Some people say a price correction is coming. If there were to be some substantial drop in market activity and prices, how prepared are your businesses?

David Howe, McGrath Estate Agents Northbridge

We are always prepared for the ups and downs. When we were in the down market a few years ago we geared ourselves to make sure we maintained market share, and that’s why we didn’t suffer any market drop when the market went down and ultimately gained market share when the market rose. I think a good agency must be prepared for an eventual drop, but in saying that I don’t think the Sydney market will suffer a big drop. I see potentially a small correction, but not a big one.

Matthew Carpenter, Starr Partners Merrylands

Our business is structured for change if the market does turn. At the moment we’ve got 12 to 18 registered bidders per auction. Our average time on the market is 14 days for a tender and it’s four weeks for an auction. At the moment we’ve got about a 98 per cent clearance rate based on that structure. I’ve been [an agent] since 1997. In 2005 and 2006 we had a correction, and I actually found that to be a better market than it is now. At the moment we’re not getting to know anyone: they’re buying a property, moving on, buying a property, moving on. In that [earlier] market we got to build relationships and it’s actually hooked us now in listing product against our competitors.

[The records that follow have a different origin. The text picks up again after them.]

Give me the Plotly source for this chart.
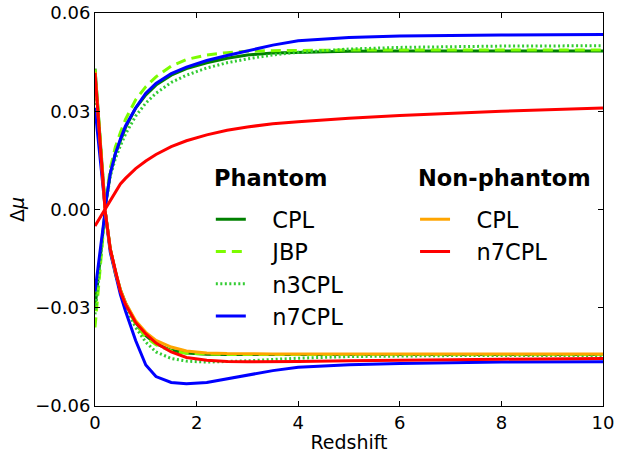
import plotly.graph_objects as go

z = [0, 0.2, 0.3, 0.4, 0.5, 0.6, 0.8, 1.0, 1.2, 1.5, 1.8, 2.2, 2.6, 3.0, 3.5, 4, 5, 6, 7, 8, 10]

# Phantom models (upper and lower branches)
cpl_up = [0.043, 0.0005, 0.011, 0.017, 0.021, 0.025, 0.031, 0.035, 0.038, 0.041, 0.043, 0.0448, 0.0462, 0.0472, 0.0478, 0.048, 0.0483, 0.0484, 0.0484, 0.0484, 0.0484]
cpl_dn = [-0.030, -0.0005, -0.012, -0.019, -0.0245, -0.0285, -0.0345, -0.0385, -0.041, -0.043, -0.0438, -0.0442, -0.0443, -0.0443, -0.0443, -0.0443, -0.0443, -0.0443, -0.0443, -0.0443, -0.0443]
jbp_up = [0.0428, 0.001, 0.0125, 0.019, 0.0235, 0.0275, 0.0335, 0.0375, 0.0405, 0.0438, 0.0458, 0.0472, 0.0479, 0.0483, 0.0485, 0.0486, 0.0487, 0.0487, 0.0487, 0.0487, 0.0487]
jbp_dn = [-0.036, -0.0005, -0.0125, -0.0195, -0.025, -0.029, -0.035, -0.039, -0.0413, -0.0432, -0.0439, -0.0442, -0.0443, -0.0443, -0.0443, -0.0443, -0.0443, -0.0443, -0.0443, -0.0443, -0.0443]
n3_up = [0.038, 0.0005, 0.010, 0.0155, 0.0195, 0.023, 0.0285, 0.0325, 0.0355, 0.0388, 0.041, 0.0432, 0.0448, 0.046, 0.0472, 0.048, 0.049, 0.0495, 0.0497, 0.0499, 0.050]
n3_dn = [-0.032, -0.0005, -0.012, -0.019, -0.025, -0.0295, -0.036, -0.0405, -0.0435, -0.0455, -0.0463, -0.0466, -0.0465, -0.0462, -0.0458, -0.0454, -0.0449, -0.0447, -0.0446, -0.0446, -0.0446]
n7_up = [0.031, 0.0005, 0.011, 0.017, 0.0215, 0.0255, 0.031, 0.0355, 0.0385, 0.0415, 0.0435, 0.0455, 0.047, 0.0485, 0.0502, 0.0515, 0.0525, 0.053, 0.0532, 0.0533, 0.0534]
n7_dn = [-0.025, -0.0005, -0.013, -0.020, -0.026, -0.031, -0.040, -0.0475, -0.051, -0.0528, -0.0532, -0.0528, -0.0517, -0.0505, -0.0492, -0.0482, -0.0474, -0.047, -0.0468, -0.0466, -0.0465]

# Non-phantom models
np_cpl = [0.042, -0.0005, -0.012, -0.019, -0.0245, -0.0285, -0.034, -0.0375, -0.040, -0.042, -0.0432, -0.0438, -0.044, -0.0441, -0.0441, -0.0441, -0.0441, -0.0441, -0.0441, -0.0441, -0.0441]
np_n7_a = [0.0417, -0.0005, -0.012, -0.019, -0.025, -0.029, -0.0345, -0.038, -0.0408, -0.0435, -0.0452, -0.046, -0.0464, -0.0465, -0.0465, -0.0464, -0.0462, -0.046, -0.0458, -0.0457, -0.0455]
np_n7_b = [-0.005, 0.0002, 0.003, 0.0055, 0.0078, 0.0095, 0.0125, 0.0148, 0.0168, 0.0192, 0.021, 0.0228, 0.0242, 0.0252, 0.0262, 0.0268, 0.0279, 0.0287, 0.0294, 0.030, 0.031]

yticks = [-0.06, -0.03, 0.0, 0.03, 0.06]
xticks = [0, 2, 4, 6, 8, 10]

GREEN = "#008000"
LAWN = "#7CFC00"
LIME = "#33CC33"
BLUE = "#0000FF"
ORANGE = "#FFA500"
RED = "#FF0000"

fig = go.Figure()

def add(y, name, color, group, dash="solid", width=3, legend="legend", show=True):
    fig.add_trace(go.Scatter(
        x=z, y=y, mode="lines", name=name, showlegend=show, legend=legend,
        legendgroup=group,
        line=dict(color=color, width=width, dash=dash),
    ))

PAD = "\u00a0\u00a0\u00a0"
add(cpl_up, PAD + "CPL", GREEN, "p_cpl")
add(cpl_dn, "CPL", GREEN, "p_cpl", show=False)
add(jbp_up, PAD + "JBP", LAWN, "p_jbp", dash="10px,6px")
add(jbp_dn, "JBP", LAWN, "p_jbp", dash="10px,6px", show=False)
add(n3_up, PAD + "n3CPL", LIME, "p_n3", dash="2px,2.5px")
add(n3_dn, "n3CPL", LIME, "p_n3", dash="2px,2.5px", show=False)
add(n7_up, PAD + "n7CPL", BLUE, "p_n7")
add(n7_dn, "n7CPL", BLUE, "p_n7", show=False)
add(np_cpl, PAD + "CPL", ORANGE, "np_cpl", legend="legend2")
add(np_n7_a, PAD + "n7CPL", RED, "np_n7", legend="legend2")
add(np_n7_b, "n7CPL", RED, "np_n7", legend="legend2", show=False)

FONT = "DejaVu Sans"
axis_common = dict(
    showline=True, linecolor="black", linewidth=1, mirror="ticks",
    ticks="inside", ticklen=5, tickcolor="black", showgrid=False, zeroline=False,
    automargin=False,
    tickfont=dict(family=FONT, size=18, color="black"),
)

leg_common = dict(
    bgcolor="rgba(0,0,0,0)", borderwidth=0,
    font=dict(family=FONT, size=22.5, color="black"),
    itemwidth=30, tracegroupgap=0, xanchor="left", yanchor="top",
)

fig.update_layout(
    width=617, height=454,
    margin=dict(l=95, r=14, t=13, b=48),
    plot_bgcolor="white", paper_bgcolor="white",
    font=dict(family=FONT, color="black"),
    xaxis=dict(range=[0, 10], tickvals=xticks, title=dict(text="Redshift", font=dict(family=FONT, size=19), standoff=4), **axis_common),
    yaxis=dict(range=[-0.06, 0.06], tickvals=yticks, tickformat=".2f", title=dict(text="Δ<i>μ</i>", font=dict(family=FONT, size=19), standoff=5), **axis_common),
    legend=dict(x=0.228, y=0.529, **leg_common),
    legend2=dict(x=0.63, y=0.529, **leg_common),
    annotations=[
        dict(text="<b>Phantom</b>", xref="paper", yref="paper", x=0.2303, y=0.580,
             xanchor="left", yanchor="middle", showarrow=False,
             font=dict(family=FONT, size=22.5, color="black")),
        dict(text="<b>Non-phantom</b>", xref="paper", yref="paper", x=0.632, y=0.580,
             xanchor="left", yanchor="middle", showarrow=False,
             font=dict(family=FONT, size=22.5, color="black")),
    ],
)

fig.write_html("out.html")
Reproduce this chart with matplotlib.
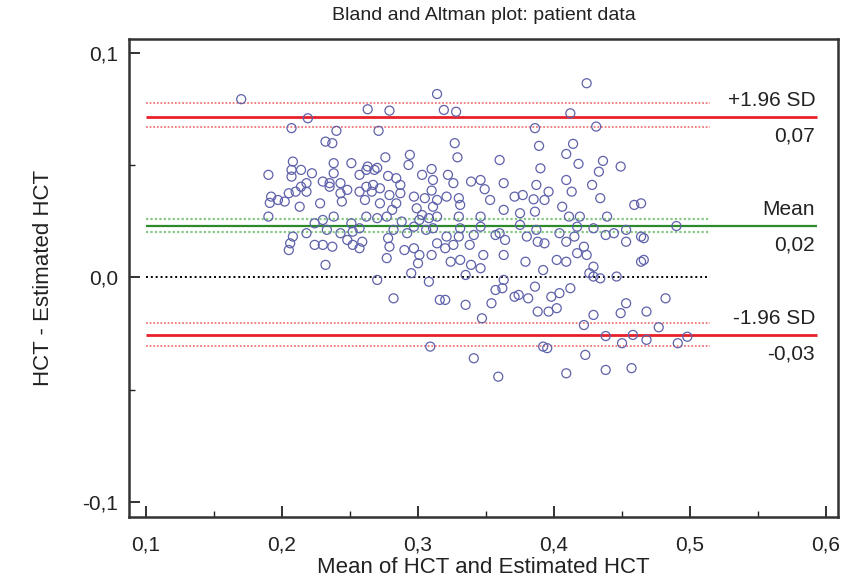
import matplotlib
matplotlib.use("Agg")
import matplotlib.pyplot as plt
from matplotlib.ticker import FixedLocator, FuncFormatter

plt.rcParams['font.family'] = ['Liberation Sans', 'DejaVu Sans']

# mean of HCT and estimated HCT (x) and their difference (y)
mean_hct = [
    0.170, 0.219, 0.207, 0.240, 0.232, 0.237, 0.263, 0.271, 0.314, 0.424,
    0.279, 0.319, 0.328, 0.412, 0.386, 0.431, 0.327, 0.389, 0.414, 0.409,
    0.294, 0.276, 0.329, 0.360, 0.436, 0.433, 0.449, 0.418, 0.390, 0.293,
    0.310, 0.303, 0.322, 0.326, 0.262, 0.270, 0.278, 0.284, 0.267, 0.287,
    0.339, 0.346, 0.349, 0.363, 0.387, 0.396, 0.409, 0.413, 0.428, 0.434,
    0.459, 0.297, 0.305, 0.310, 0.314, 0.321, 0.330, 0.331, 0.353, 0.371,
    0.377, 0.385, 0.393, 0.363, 0.375, 0.386, 0.406, 0.419, 0.439, 0.411,
    0.303, 0.314, 0.330, 0.346, 0.277, 0.282, 0.297, 0.311, 0.331, 0.346,
    0.360, 0.375, 0.387, 0.404, 0.417, 0.429, 0.444, 0.453, 0.190, 0.208,
    0.207, 0.207, 0.214, 0.222, 0.238, 0.238, 0.230, 0.235, 0.251, 0.257,
    0.263, 0.268, 0.192, 0.197, 0.202, 0.205, 0.210, 0.214, 0.218, 0.213,
    0.228, 0.243, 0.244, 0.257, 0.261, 0.266, 0.190, 0.224, 0.230, 0.238,
    0.251, 0.257, 0.262, 0.208, 0.311, 0.191, 0.218, 0.248, 0.243, 0.235,
    0.262, 0.272, 0.272, 0.279, 0.284, 0.281, 0.287, 0.299, 0.311, 0.270,
    0.288, 0.301, 0.308, 0.218, 0.233, 0.243, 0.252, 0.292, 0.306, 0.224,
    0.230, 0.237, 0.248, 0.252, 0.259, 0.257, 0.232, 0.278, 0.279, 0.277,
    0.290, 0.297, 0.301, 0.310, 0.314, 0.300, 0.295, 0.270, 0.308, 0.282,
    0.316, 0.309, 0.321, 0.330, 0.341, 0.357, 0.364, 0.380, 0.388, 0.393,
    0.409, 0.415, 0.320, 0.326, 0.338, 0.348, 0.363, 0.379, 0.402, 0.409,
    0.417, 0.324, 0.331, 0.339, 0.346, 0.335, 0.363, 0.392, 0.357, 0.362,
    0.374, 0.371, 0.381, 0.386, 0.398, 0.404, 0.412, 0.320, 0.335, 0.354,
    0.388, 0.396, 0.402, 0.347, 0.422, 0.392, 0.395, 0.341, 0.359, 0.409,
    0.438, 0.453, 0.464, 0.422, 0.424, 0.429, 0.426, 0.434, 0.446, 0.429,
    0.464, 0.453, 0.449, 0.468, 0.482, 0.429, 0.477, 0.438, 0.458, 0.468,
    0.450, 0.491, 0.498, 0.423, 0.438, 0.457, 0.464, 0.490, 0.466, 0.466,
    0.206, 0.205,
]
diff_hct = [
    0.0794, 0.0709, 0.0665, 0.0653, 0.0605, 0.0598, 0.0749, 0.0653, 0.0817, 0.0865,
    0.0743, 0.0746, 0.0738, 0.0731, 0.0665, 0.0672, 0.0598, 0.0586, 0.0595, 0.0550,
    0.0546, 0.0535, 0.0535, 0.0523, 0.0519, 0.0471, 0.0494, 0.0506, 0.0486, 0.0501,
    0.0483, 0.0457, 0.0457, 0.0420, 0.0479, 0.0488, 0.0452, 0.0442, 0.0412, 0.0412,
    0.0427, 0.0434, 0.0393, 0.0420, 0.0412, 0.0382, 0.0434, 0.0382, 0.0412, 0.0353,
    0.0323, 0.0360, 0.0353, 0.0387, 0.0345, 0.0360, 0.0353, 0.0323, 0.0345, 0.0360,
    0.0367, 0.0348, 0.0345, 0.0301, 0.0286, 0.0293, 0.0315, 0.0271, 0.0271, 0.0271,
    0.0278, 0.0271, 0.0271, 0.0271, 0.0271, 0.0212, 0.0226, 0.0219, 0.0219, 0.0226,
    0.0197, 0.0234, 0.0212, 0.0197, 0.0226, 0.0219, 0.0197, 0.0212, 0.0457, 0.0516,
    0.0479, 0.0449, 0.0479, 0.0464, 0.0509, 0.0464, 0.0427, 0.0420, 0.0509, 0.0457,
    0.0494, 0.0479, 0.0360, 0.0345, 0.0338, 0.0375, 0.0382, 0.0404, 0.0382, 0.0315,
    0.0330, 0.0375, 0.0338, 0.0382, 0.0345, 0.0382, 0.0271, 0.0241, 0.0256, 0.0271,
    0.0241, 0.0219, 0.0271, 0.0182, 0.0434, 0.0332, 0.0420, 0.0390, 0.0420, 0.0404,
    0.0404, 0.0397, 0.0330, 0.0367, 0.0330, 0.0301, 0.0375, 0.0308, 0.0315, 0.0264,
    0.0249, 0.0256, 0.0264, 0.0197, 0.0212, 0.0197, 0.0204, 0.0197, 0.0212, 0.0145,
    0.0145, 0.0137, 0.0167, 0.0145, 0.0159, 0.0130, 0.0056, 0.0175, 0.0137, 0.0086,
    0.0122, 0.0130, 0.0100, 0.0100, 0.0152, 0.0063, 0.0019, -0.0011, -0.0019, -0.0093,
    -0.0100, -0.0308, 0.0182, 0.0182, 0.0189, 0.0189, 0.0167, 0.0182, 0.0159, 0.0152,
    0.0159, 0.0182, 0.0130, 0.0145, 0.0145, 0.0100, 0.0100, 0.0070, 0.0078, 0.0070,
    0.0108, 0.0070, 0.0078, 0.0056, 0.0041, 0.0011, -0.0011, 0.0033, -0.0056, -0.0048,
    -0.0078, -0.0086, -0.0093, -0.0041, -0.0086, -0.0070, -0.0048, -0.0100, -0.0122, -0.0115,
    -0.0152, -0.0152, -0.0137, -0.0182, -0.0212, -0.0308, -0.0315, -0.0360, -0.0442, -0.0427,
    0.0189, 0.0159, 0.0182, 0.0137, 0.0100, 0.0048, 0.0019, -0.0004, 0.0004, 0.0004,
    0.0070, -0.0115, -0.0159, -0.0152, -0.0093, -0.0167, -0.0222, -0.0261, -0.0256, -0.0278,
    -0.0293, -0.0293, -0.0264, -0.0345, -0.0412, -0.0404, 0.0330, 0.0229, 0.0175, 0.0078,
    0.0152, 0.0122,
]

# agreement lines (value, ci low, ci high) and their labels
mean_line = [0.0231, 0.0203, 0.0261]
upper_line = [0.0716, 0.0672, 0.0777]
lower_line = [-0.0256, -0.0305, -0.0201]
line_names = ["+1.96 SD", "Mean", "-1.96 SD"]
line_values = ["0,07", "0,02", "-0,03"]

x_ticks = [0.1, 0.2, 0.3, 0.4, 0.5, 0.6]
y_ticks = [-0.1, 0.0, 0.1]

fig = plt.figure(figsize=(8.5, 5.83), dpi=100)
ax = fig.add_axes([129 / 850, 1 - 517 / 583, 709 / 850, 478 / 583])

# lines first, points on top
x0, x_ci_end, x_line_end = 0.1, 0.515, 0.593
ax.hlines(0, x0, x_ci_end, colors='black', linestyles=(0, (1, 1.5)), lw=1.4)

ax.hlines(mean_line[1:], x0, x_ci_end, colors='#86c986', linestyles=(0, (1, 1)), lw=1.6)
ax.hlines(mean_line[0], x0, x_line_end, colors='#2c8a2c', lw=1.6)
for lim in (upper_line, lower_line):
    ax.hlines(lim[1:], x0, x_ci_end, colors='#f07878', linestyles=(0, (1, 1)), lw=1.3)
    ax.hlines(lim[0], x0, x_line_end, colors='#e8202a', lw=2.0)

ax.scatter(mean_hct, diff_hct, s=42, facecolors='none', edgecolors='#5f62aa', linewidths=0.9, zorder=3)

for lim, name, val in zip([upper_line, mean_line, lower_line], line_names, line_values):
    ax.annotate(name, (0.592, lim[0]), xytext=(0, 5), textcoords='offset points',
                ha='right', va='bottom', fontsize=15, color='#222222')
    ax.annotate(val, (0.592, lim[0]), xytext=(0, -7), textcoords='offset points',
                ha='right', va='top', fontsize=15, color='#222222')

ax.set_xlim(0.0875, 0.6088)
ax.set_ylim(-0.1067, 0.1062)

comma = FuncFormatter(lambda v, p: f"{v:.1f}".replace('.', ','))
ax.xaxis.set_major_locator(FixedLocator(x_ticks))
ax.xaxis.set_minor_locator(FixedLocator([0.15, 0.25, 0.35, 0.45, 0.55]))
ax.yaxis.set_major_locator(FixedLocator(y_ticks))
ax.yaxis.set_minor_locator(FixedLocator([-0.05, 0.05]))
ax.xaxis.set_major_formatter(comma)
ax.yaxis.set_major_formatter(comma)
ax.tick_params(which='major', direction='in', length=8, width=1.3, labelsize=15, colors='#222222', pad=8)
ax.tick_params(axis='x', which='major', pad=13)
ax.tick_params(which='minor', direction='in', length=4, width=1.0, colors='#222222')

for sp in ax.spines.values():
    sp.set_linewidth(1.8)
    sp.set_color('#333333')

ax.set_title("Bland and Altman plot: patient data", fontsize=14, color='#222222', pad=14)
ax.set_xlabel("Mean of HCT and Estimated HCT", fontsize=16, color='#222222', labelpad=2)
ax.set_ylabel("HCT - Estimated HCT", fontsize=16, color='#222222', labelpad=20)

fig.savefig("out.png", dpi=100)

Nigel Mukhi, McGrath Estate Agents Neutral Bay

I think if your agents are skilled up – knowing how to deal with an auction with 18 registered bidders is different to dealing with an auction with one registered bidder. I think the good agents shine in the tougher market and they will find it a lot easier to pick up market share as long as they’ve got that skill set – whereas in a strong market with limited stock, it comes down to more competition around fees and cost of sale a lot of the time.